Friday, January 27, 2012

A Discernable Taste

There's this scene in the epic novel "Musashi," somewhere within its 970 pages, where the young samurai, fresh from a bloody battle, is invited by an old ceramics master and his mother to sit down for tea in the middle of a field. Musashi is a bit disheveled in his trademark mass of hair sprouting wildly from his scalp, but he is only self-conscious about one thing: his lack of experience in the art of tea.

The master tells Musashi that one only need be genuine and honest and not be concerned with anything else, after which he asks the samurai to look at a pair of tea cups and discern which is more valuable. It is here that the master discovers another master, and thus begins a lifelong friendship between the two.

I've known many who've claimed such masterful skills — the ability to discern true quality over what is probably just good marketing — but have only met a small handful of them. You'll know them by what they recommend in the way of restaurants, clothing, bartenders, appliances, tools, knives, entertainment, markets, wines and, oddly enough, sushi.

It's one thing to know a good sushi or sashimi restaurant. It's quite another to know why it's good. Because when you know why it's good, a chef just might pay attention to you, not necessarily the other way around.

There's a documentary called Jiro Dreams of Sushi that is coming to theatres in March that is sure to prove popular among local foodies and other aficionados, particularly of sushi but not necessarily so.

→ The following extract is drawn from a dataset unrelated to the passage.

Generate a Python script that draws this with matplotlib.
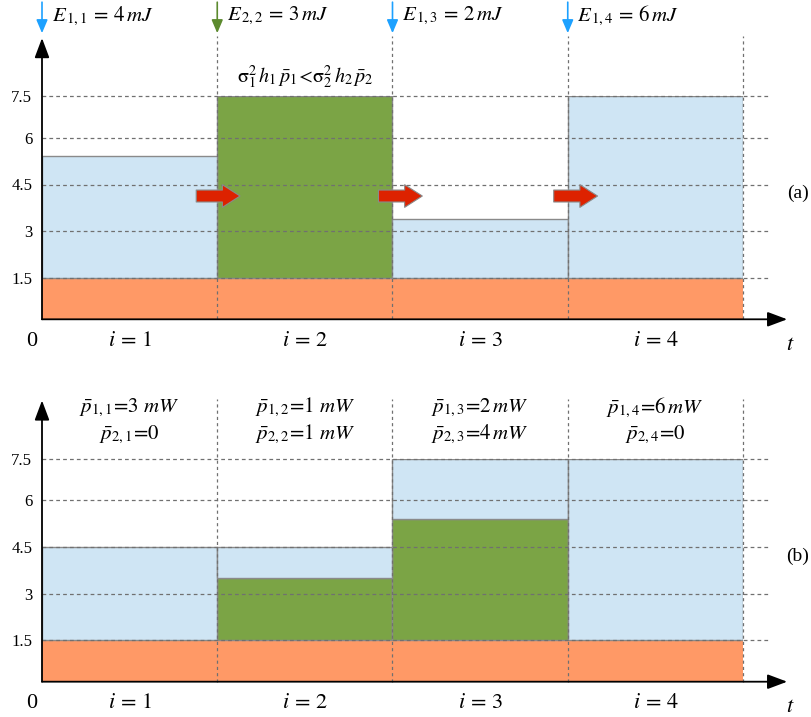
import numpy as np
import matplotlib
matplotlib.use("Agg")
import matplotlib.pyplot as plt
from matplotlib.patches import FancyArrowPatch, ArrowStyle

plt.rcParams['font.family'] = 'serif'
plt.rcParams['font.serif'] = ['Liberation Serif', 'DejaVu Serif']
plt.rcParams['mathtext.fontset'] = 'stix'

# ---- data ----
blocks = [1, 2, 3, 4]
noise = [1.5, 1.5, 1.5, 1.5]

# panel (a): heights above the noise floor
green_a = [0, 6.0, 0, 0]
blue_a = [3.9, 0, 1.9, 6.0]

# panel (b)
green_b = [0, 2.0, 3.9, 0]
blue_b = [3.0, 1.0, 2.1, 6.0]

# energy arrivals (slot start, subscript, value, user)
e_times = [0, 1, 2, 3]
e_subs = ['1,1', '2,2', '1,3', '1,4']
e_vals = ['4', '3', '2', '6']
e_user = [1, 2, 1, 1]

# powers in panel (b)
p1_vals = ['3\\ mW', '1\\ mW', '2\\,mW', '6\\,mW']
p2_vals = ['0', '1\\ mW', '4\\,mW', '0']

# red "carry over" arrows in panel (a)
carry_starts = [0.88, 1.92, 2.92]
carry_len = 0.25
carry_level = 4.13

tick_vals = [0, 1.5, 3, 4.5, 6, 7.5]
tick_labels = ['', '1.5', '3', '4.5', '6', '7.5']

# the drawing is not uniformly spaced on the y axis
tick_pos = np.array([0, 41.5, 88.1, 134.8, 181.7, 222.85]) / 222.85 * 7.5


def fwd(v):
    return np.interp(v, tick_vals, tick_pos)


def inv(p):
    return np.interp(p, tick_pos, tick_vals)


ORANGE = '#FF9966'
GREEN = '#7BA445'
LBLUE = '#CFE5F4'
EDGE = '#8A8A8A'
GRID = '#707070'
RED = '#DD2200'
ABLUE = '#1DA1FF'
AGREEN = '#5C8A2E'

W, H = 812, 717
fig = plt.figure(figsize=(W / 100, H / 100), dpi=100)


def panel(axis_y, green, blue, tag):
    ax = fig.add_axes([42 / W, (H - axis_y) / H, 701 / W, 222.85 / H])
    ax.set_xlim(0, 4)
    ax.set_yscale('function', functions=(fwd, inv))
    ax.set_ylim(0, 7.5)
    ax.set_xticks([])
    ax.set_yticks(tick_vals[1:])
    ax.set_yticklabels(tick_labels[1:])
    ax.tick_params(axis='y', length=0, pad=7, labelsize=12)
    for s in ax.spines.values():
        s.set_visible(False)
    ax.patch.set_alpha(0)

    centers = np.array(blocks) - 0.5
    nz = np.array(noise)
    g = np.array(green)
    b = np.array(blue)
    ax.bar(centers, nz, width=1, color=ORANGE, edgecolor='none', zorder=1)
    m = g > 0
    ax.bar(centers[m], g[m], bottom=nz[m], width=1, color=GREEN,
           edgecolor=EDGE, lw=1, zorder=1)
    m = b > 0
    ax.bar(centers[m], b[m], bottom=(nz + g)[m], width=1, color=LBLUE,
           edgecolor=EDGE, lw=1, zorder=1)

    for v in tick_vals[1:]:
        ax.plot([0, 1.0385], [v, v], transform=ax.get_yaxis_transform(),
                ls=(0, (3, 2.5)), color=GRID, lw=0.9, clip_on=False, zorder=3)
    for t in blocks:
        ax.plot([t, t], [0, 1.27], transform=ax.get_xaxis_transform(),
                ls=(0, (2.5, 2.5)), color=GRID, lw=0.9, clip_on=False, zorder=3)

    ap = dict(arrowstyle='-|>,head_length=0.4,head_width=0.15', mutation_scale=30,
              color='black', lw=1.3, shrinkA=0, shrinkB=0)
    ax.annotate('', xy=(1.063, 0), xytext=(0, 0), xycoords='axes fraction', arrowprops=ap)
    ax.annotate('', xy=(0, 1.262), xytext=(0, 0), xycoords='axes fraction', arrowprops=ap)

    ax.annotate('0', xy=(0, 0), xycoords='axes fraction', xytext=(-10, -22),
                textcoords='offset pixels', ha='center', va='center', fontsize=16)
    for k, c in enumerate(centers):
        ax.annotate(rf'$i\,{{=}}\,{blocks[k]}$', xy=(c, 0), xycoords=('data', 'axes fraction'),
                    xytext=(0, -22), textcoords='offset pixels',
                    ha='center', va='center', fontsize=16)
    ax.annotate(r'$t$', xy=(1.067, 0), xycoords='axes fraction', xytext=(0, -26),
                textcoords='offset pixels', ha='center', va='center', fontsize=16)
    ax.text(1.078, 0.563, tag, transform=ax.transAxes, ha='center', va='center',
            fontsize=14)
    return ax


ax1 = panel(319.3, green_a, blue_a, '(a)')
ax2 = panel(681.7, green_b, blue_b, '(b)')

# energy arrivals
tr = ax1.get_xaxis_transform()
for t0, sub, val, u in zip(e_times, e_subs, e_vals, e_user):
    col = ABLUE if u == 1 else AGREEN
    ax1.annotate('', xy=(t0, 1.284), xytext=(t0, 1.423), xycoords=('data', 'axes fraction'),
                 arrowprops=dict(arrowstyle='-|>,head_length=0.4,head_width=0.17',
                                 mutation_scale=20, color=col, lw=1.2,
                                 shrinkA=0, shrinkB=0))
    ax1.text(t0 + 0.055, 1.36, rf'$E_{{\,{sub}}}\,{{=}}\,{val}\,mJ$', transform=tr,
             ha='left', va='center', fontsize=15)

ax1.text(1.5, 1.087,
         r'$\mathrm{\sigma}_1^2\,h_1\,\bar{p}_1\!<\!\mathrm{\sigma}_2^2\,h_2\,\bar{p}_2$',
         transform=tr, ha='center', va='center', fontsize=14.5)

for s in carry_starts:
    arr = FancyArrowPatch((s, carry_level), (s + carry_len, carry_level),
                          arrowstyle=ArrowStyle.Simple(head_length=12.7, head_width=16.3,
                                                       tail_width=8.6),
                          mutation_scale=1, fc=RED, ec=EDGE, lw=0.8,
                          shrinkA=0, shrinkB=0, zorder=4)
    ax1.add_patch(arr)

# power labels
tr2 = ax2.get_xaxis_transform()
for k, c in enumerate(np.array(blocks) - 0.5):
    ax2.text(c, 1.229, rf'$\bar{{p}}_{{1,{blocks[k]}}}\!=\!{p1_vals[k]}$', transform=tr2,
             ha='center', va='center', fontsize=15)
    ax2.text(c, 1.108, rf'$\bar{{p}}_{{2,{blocks[k]}}}\!=\!{p2_vals[k]}$', transform=tr2,
             ha='center', va='center', fontsize=15)

fig.savefig('out.png', dpi=100)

Here's Anthony Bourdain taking a sampling below.

I like Anthony Bourdain and I think he has this discerning characteristic that has been his trademark ever since he wrote his first essay critiquing the gourmet establishment.

As for me, I only wish I may become as trained in both vision and taste. Unfortunately, my sense of smell is still somewhat lacking, so I'm at a bit of a handicap, but maybe if my other senses can make up for it, I might have a fighting chance.

Man, sushi sure sounds good right about now. It is a Friday night, isn't it? Let's go get some, shall we? Shall I pick you up about 8?